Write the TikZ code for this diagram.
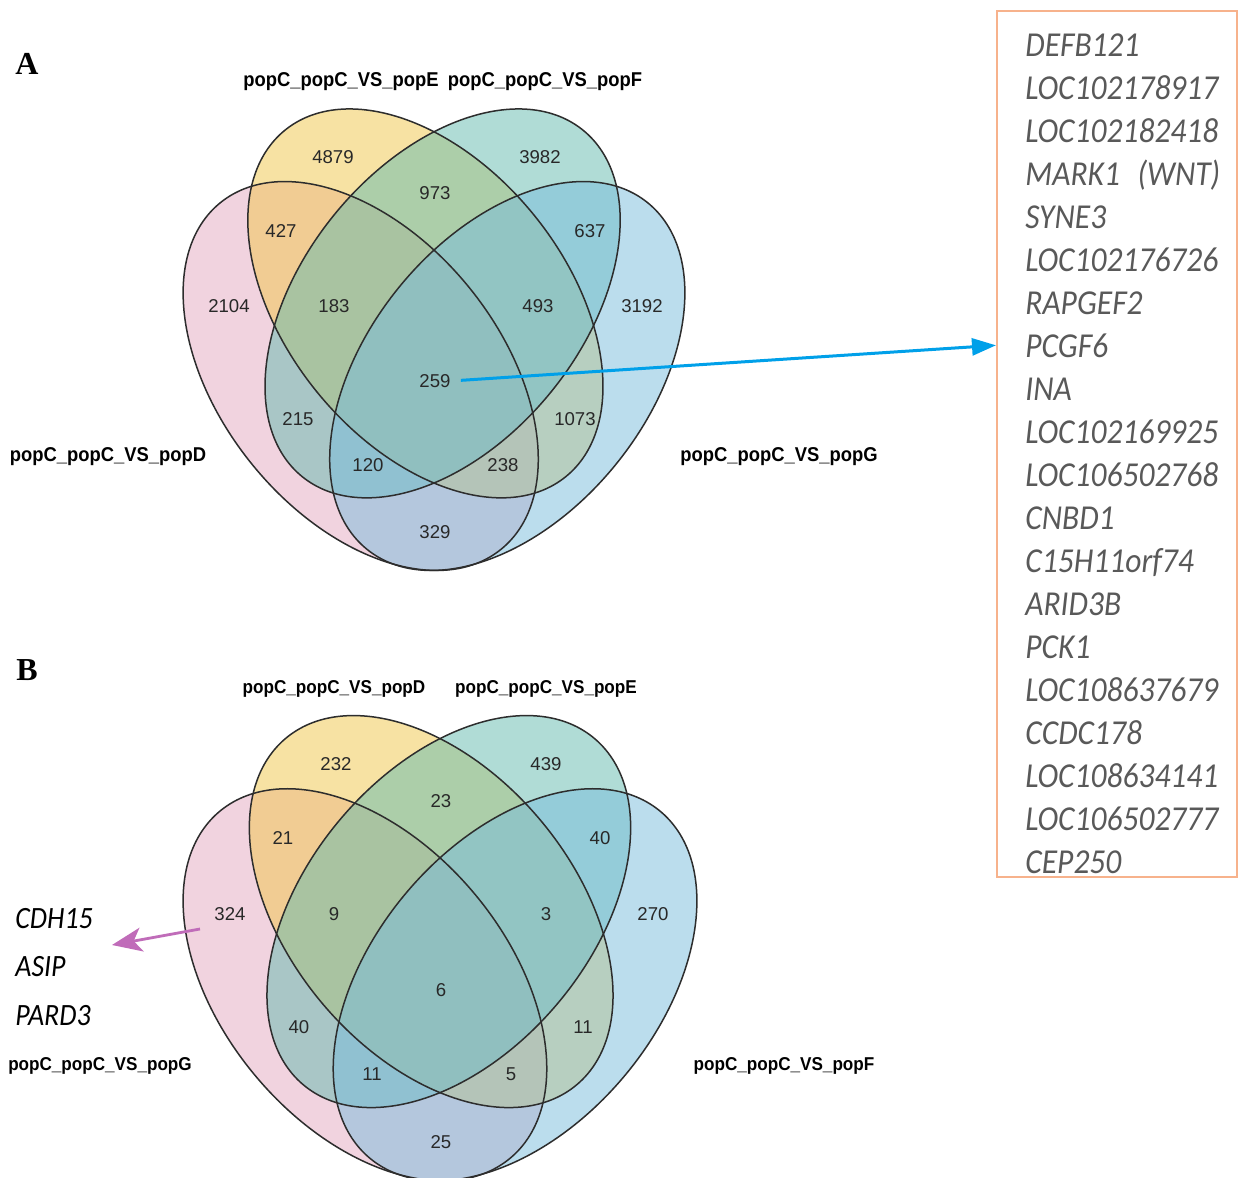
\documentclass[tikz,border=0pt]{standalone}
\usepackage{fontspec}
\setmainfont{Liberation Sans}
\newfontfamily\labfont[FakeStretch=0.92]{Liberation Sans}
\newfontfamily\genefont[FakeStretch=0.9]{Carlito}
\newfontfamily\panelfont{Liberation Serif}
\usetikzlibrary{arrows.meta}
\definecolor{cpink}{RGB}{229,169,193}
\definecolor{cyellow}{RGB}{241,199,73}
\definecolor{cteal}{RGB}{99,187,175}
\definecolor{cblue}{RGB}{121,189,221}
\definecolor{edgec}{RGB}{45,45,45}
\definecolor{numc}{RGB}{40,40,40}
\definecolor{genec}{RGB}{89,89,89}
\definecolor{boxc}{RGB}{247,178,140}
\definecolor{arrblue}{RGB}{0,160,233}
\definecolor{arrpurple}{RGB}{192,108,185}
\newcommand\drawvenn{%
  \fill[cpink,fill opacity=0.5,rotate around={-51:(360.7,376)}] (360.7,376) ellipse [x radius=223,y radius=140];
  \fill[cyellow,fill opacity=0.5,rotate around={-51:(425.4,303.4)}] (425.4,303.4) ellipse [x radius=223,y radius=140];
  \fill[cteal,fill opacity=0.5,rotate around={51:(442.6,303.4)}] (442.6,303.4) ellipse [x radius=223,y radius=140];
  \fill[cblue,fill opacity=0.5,rotate around={51:(507.3,376)}] (507.3,376) ellipse [x radius=223,y radius=140];
  \draw[vedge,rotate around={-51:(360.7,376)}] (360.7,376) ellipse [x radius=223,y radius=140];
  \draw[vedge,rotate around={-51:(425.4,303.4)}] (425.4,303.4) ellipse [x radius=223,y radius=140];
  \draw[vedge,rotate around={51:(442.6,303.4)}] (442.6,303.4) ellipse [x radius=223,y radius=140];
  \draw[vedge,rotate around={51:(507.3,376)}] (507.3,376) ellipse [x radius=223,y radius=140];
}
\begin{document}
\begin{tikzpicture}[x=0.5pt,y=-0.5pt,
  vedge/.style={draw=edgec,line width=0.75pt},
  num/.style={font=\fontsize{9.3}{11}\selectfont,text=numc,inner sep=0pt},
  setlab/.style={font=\labfont\bfseries\fontsize{10}{12}\selectfont,text=black,inner sep=0pt},
  setlabB/.style={font=\labfont\bfseries\fontsize{9.3}{11}\selectfont,text=black,inner sep=0pt},
  gene/.style={font=\genefont\itshape\fontsize{17.5}{20}\selectfont,text=genec,anchor=base west,inner sep=0pt},
  gene2/.style={font=\genefont\itshape\fontsize{15.5}{18}\selectfont,text=black,anchor=base west,inner sep=0pt},
  panel/.style={font=\panelfont\bfseries\fontsize{16}{18}\selectfont,inner sep=0pt},
  genebox/.style={draw=boxc,line width=1pt,minimum width=120pt,minimum height=433pt,inner sep=0pt},
  bluearrow/.style={draw=arrblue,line width=1.5pt,-{Triangle[length=12pt,width=8.5pt]}},
  purplearrow/.style={draw=arrpurple,line width=1.4pt,-{Stealth[length=15pt,width=12pt,inset=4pt]}}]
\fill[white] (0,0) rectangle (1239,1178);
\useasboundingbox (0,0) rectangle (1239,1178);

% ---------- Panel A ----------
\drawvenn
\node[panel] (pA) at (27,64) {A};
\node[setlab] (lAE) at (341,82) {popC\_popC\_VS\_popE};
\node[setlab] (lAF) at (545,82) {popC\_popC\_VS\_popF};
\node[setlab] (lAD) at (108,457) {popC\_popC\_VS\_popD};
\node[setlab] (lAG) at (779,457) {popC\_popC\_VS\_popG};
\node[num] (a4879) at (333,157) {4879};
\node[num] (a3982) at (540,157) {3982};
\node[num] (a973) at (435,193) {973};
\node[num] (a427) at (281,231) {427};
\node[num] (a637) at (590,231) {637};
\node[num] (a2104) at (229,306) {2104};
\node[num] (a183) at (334,306) {183};
\node[num] (a493) at (538,306) {493};
\node[num] (a3192) at (642,306) {3192};
\node[num] (a259) at (435,381) {259};
\node[num] (a215) at (298,419) {215};
\node[num] (a1073) at (575,419) {1073};
\node[num] (a120) at (368,465) {120};
\node[num] (a238) at (503,465) {238};
\node[num] (a329) at (435,532) {329};

% ---------- Panel B ----------
\begin{scope}[shift={(440,764)},xscale=1.024,yscale=1.008,shift={(-434,-157)}]
\drawvenn
\end{scope}
\node[panel] (pB) at (27,670) {B};
\node[setlabB] (lBD) at (334,689) {popC\_popC\_VS\_popD};
\node[setlabB] (lBE) at (546,689) {popC\_popC\_VS\_popE};
\node[setlabB] (lBG) at (100,1066) {popC\_popC\_VS\_popG};
\node[setlabB] (lBF) at (784,1066) {popC\_popC\_VS\_popF};
\node[num] (b232) at (336,764) {232};
\node[num] (b439) at (546,764) {439};
\node[num] (b23) at (441,801) {23};
\node[num] (b21) at (283,838) {21};
\node[num] (b40a) at (600,838) {40};
\node[num] (b324) at (230,914) {324};
\node[num] (b9) at (334,914) {9};
\node[num] (b3) at (546,914) {3};
\node[num] (b270) at (653,914) {270};
\node[num] (b6) at (441,990) {6};
\node[num] (b40b) at (299,1027) {40};
\node[num] (b11a) at (583,1027) {11};
\node[num] (b11b) at (372,1074) {11};
\node[num] (b5) at (511,1074) {5};
\node[num] (b25) at (441,1142) {25};

% ---------- gene list box ----------
\node[genebox] (genebox) at (1117,444) {};
\foreach \g [count=\i from 0] in {DEFB121,LOC102178917,LOC102182418,{MARK1\hspace{0.5em}(WNT)},SYNE3,LOC102176726,RAPGEF2,PCGF6,INA,LOC102169925,LOC106502768,CNBD1,C15H11orf74,ARID3B,PCK1,LOC108637679,CCDC178,LOC108634141,LOC106502777,CEP250}
  \node[gene] (g\i) at (1025,56+43*\i) {\g};
\draw[bluearrow,shorten <=5pt] (a259.east) -- (genebox.west |- g7);

% ---------- left gene list ----------
\node[gene2] (cdh15) at (15,928) {CDH15};
\node[gene2] (asip) at (15,976) {ASIP};
\node[gene2] (pard3) at (15,1025) {PARD3};
\coordinate (ptail) at (200,929);
\coordinate (ptip) at (112,945);
\draw[purplearrow] (ptail) -- (ptip);
\end{tikzpicture}
\end{document}
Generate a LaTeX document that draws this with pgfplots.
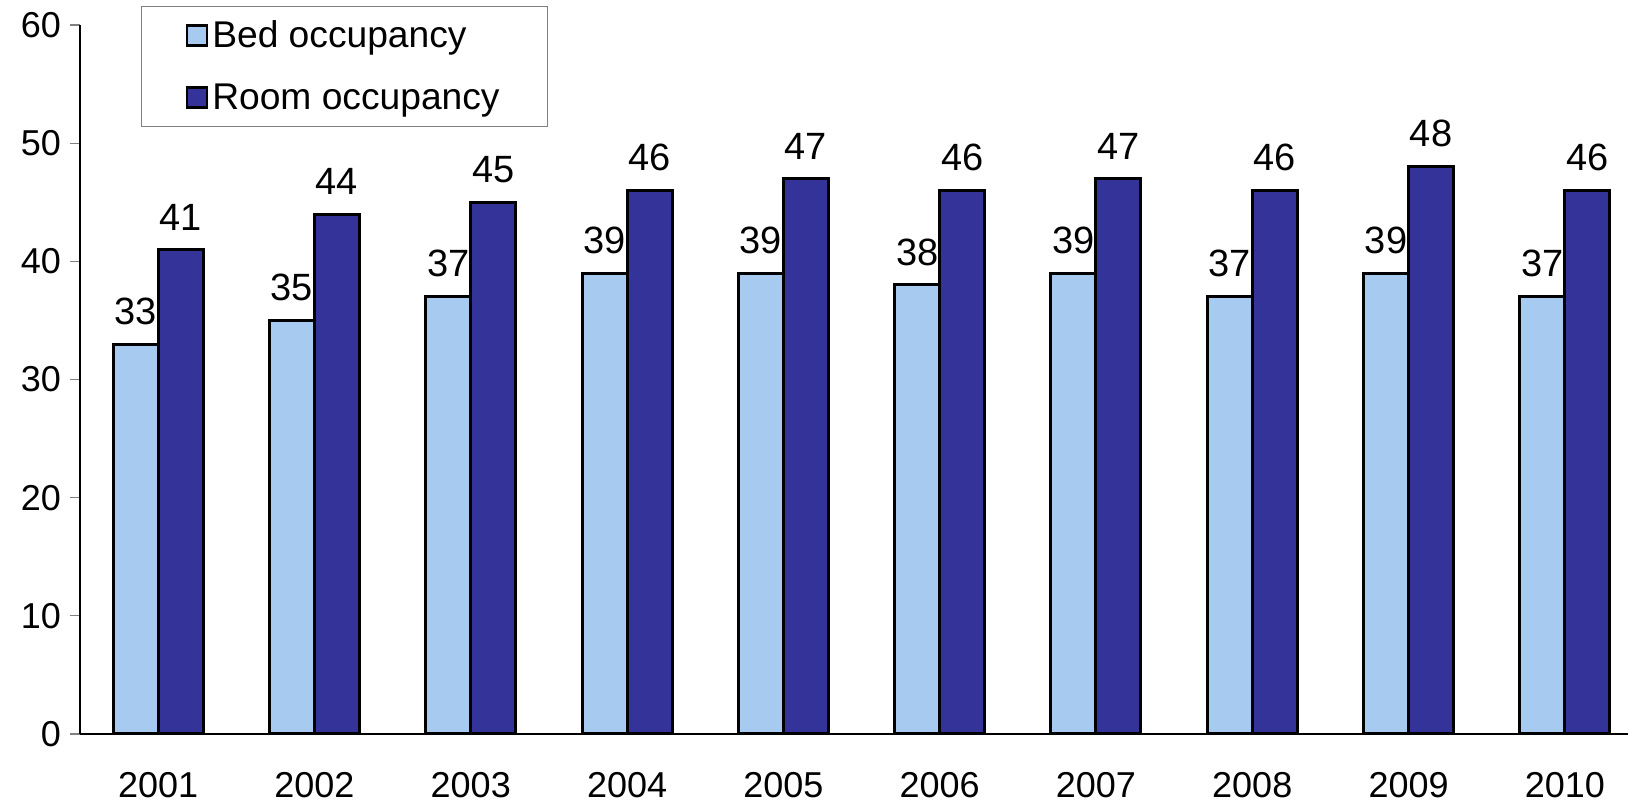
\documentclass[border=0pt]{standalone}
\usepackage{pgfplots}
\pgfplotsset{compat=1.18}
\usepackage{fontspec}
\setmainfont{Liberation Sans}
\definecolor{bedc}{HTML}{A6CAF0}
\definecolor{roomc}{HTML}{333399}
\begin{document}
\begin{tikzpicture}
\begin{axis}[
  scale only axis,
  width=774pt, height=354.5pt,
  at={(0,0)}, anchor=south west,
  xmin=-0.5, xmax=9.404,
  ymin=0, ymax=60,
  axis x line*=bottom, axis y line*=left,
  axis line style={black, line width=0.6pt},
  ybar=0pt, bar width=22.5pt,
  ytick={0,10,...,60},
  ytick style={gray, line width=0.6pt},
  tick align=outside,
  major tick length=5pt,
  xtick={0,...,9},
  xticklabels={2001,2002,2003,2004,2005,2006,2007,2008,2009,2010},
  xtick style={draw=none},
  extra x ticks={-0.5,0.5,...,8.5},
  extra x tick labels={},
  extra x tick style={tick style={gray, line width=0.6pt}},
  /pgf/number format/assume math mode=true,
  yticklabel style={font=\fontsize{18pt}{21pt}\selectfont, xshift=-1pt},
  xticklabel style={font=\fontsize{18pt}{21pt}\selectfont, yshift=-10.5pt},
  nodes near coords,
  every node near coord/.append style={font=\fontsize{19pt}{22pt}\selectfont, inner sep=0pt, yshift=9pt, black},
  legend style={at={(0.0395,1.0268)}, anchor=north west, draw=gray, line width=0.5pt,
    font=\fontsize{18.6pt}{22pt}\selectfont, inner xsep=22pt, inner ysep=5pt, row sep=12.5pt,
    cells={anchor=west}},
  legend image code/.code={\draw[#1, line width=1.3pt] (0pt,-5pt) rectangle (10pt,5pt);},
  enlarge x limits=false,
  clip=false,
]
\addplot[draw=black, line width=1.5pt, fill=bedc] coordinates {(0,33) (1,35) (2,37) (3,39) (4,39) (5,38) (6,39) (7,37) (8,39) (9,37)};
\addplot[draw=black, line width=1.5pt, fill=roomc] coordinates {(0,41) (1,44) (2,45) (3,46) (4,47) (5,46) (6,47) (7,46) (8,48) (9,46)};
\legend{Bed occupancy, Room occupancy}
\end{axis}
\pgfresetboundingbox
\useasboundingbox (-40pt,-36pt) rectangle (774pt,367pt);
\end{tikzpicture}
\end{document}
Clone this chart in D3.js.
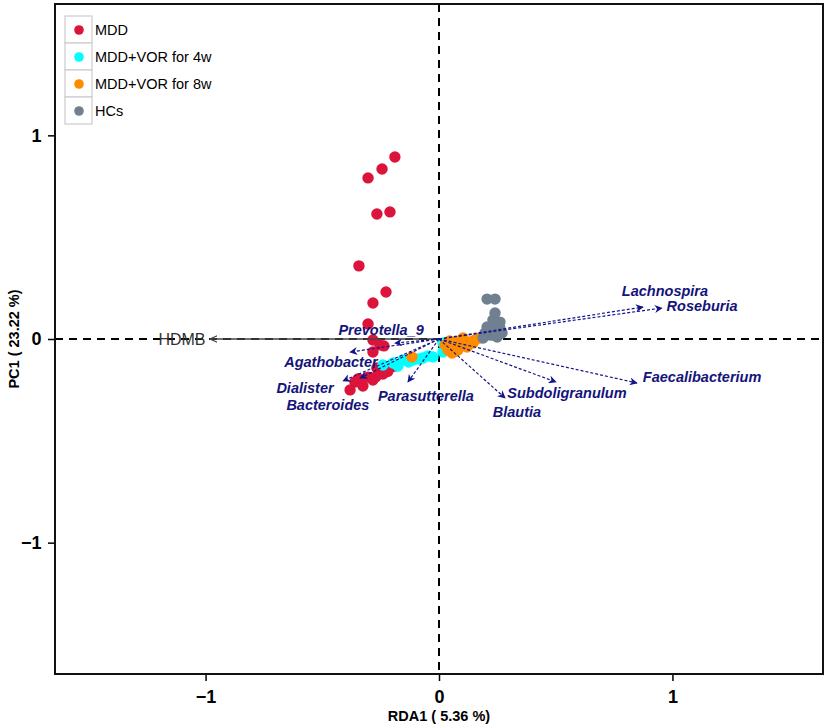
################
Tally how many lines of the records hold the word "code". Answer with the number only.

● **COMPLETED EXERCISE**
2